Sunday, November 27, 2011

Are Pupils Customers?

(I am now following the custom of much of the English-speaking world, though not the United States, and referring to pre-tertiary people attending schools as pupils, reserving students for those who study in higher education. But you never know, I may switch back.)

One of my favorite recent school experiments is the free school movement of Sweden, which is now being copied in the United Kingdom (though America's charter school movement is also an inspiration for these new educational institutions supported by the Conservative-Liberal Democrat coalition ruling in London). These schools of choice have been steadily flourishing in Sweden for nearly 20 years, and this is surprising since Sweden is well known to be a bastion of socialism rather than of free market liberalism.

That freedom reigns in Swedish free schools is well attested by the fact that these publicly funded institutions can be for-profit as well as non-profit, and their students don't have to be poor in order to be supported by government funding. This sounds like a dream-come-true for one who has spent countless hours in recent years trying to start a school that could receive public funding (in my case, a charter school).

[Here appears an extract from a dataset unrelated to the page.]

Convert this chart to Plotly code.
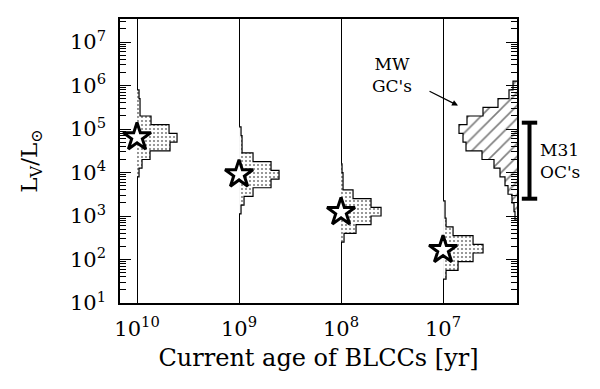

But recent information contradicts the notion that the free schools are the summum bonum that will solve most of the problems in public education:
  • Sweden's scores on PISA have been dropping rather than rising, which points to lost competitiveness;
  • Social stratification is increasing as a result of the free schools, with schools in wealthier neighborhoods becoming obviously more desirable than those in poorer neighborhoods (this does not raise eyebrows in America -- we've grown used to such class inequalities -- but they are a new phenomenon in Sweden, and a troubling one);
  • Other effects of the increasing competition for pupils and the money that arrives with them include spending on competing offers of free computer tablets versus laptops, rampant grade inflation, and an explosion of new course offerings in dance, art, and other electives, with correspondingly less emphasis on stalwart subjects such as mathematics and the sciences.
It does not appear that the customer is always right when it comes to education, and those of us who have believed deeply in empowering pupils and their families just as customers are empowered may need to rethink our positions. I am reminded of Rev Dominic Milroy, who, in Head to Head (a compilation of advice from HMC, an association of leading independent schools in the United Kingdom and abroad), wrote, with reference to schools' philosophies, "The language of the market-place may suggest that parents be viewed increasingly as customers or as clients, but no good school will go down this road." Some schools have done so, and by doing so are likely losing their goodness.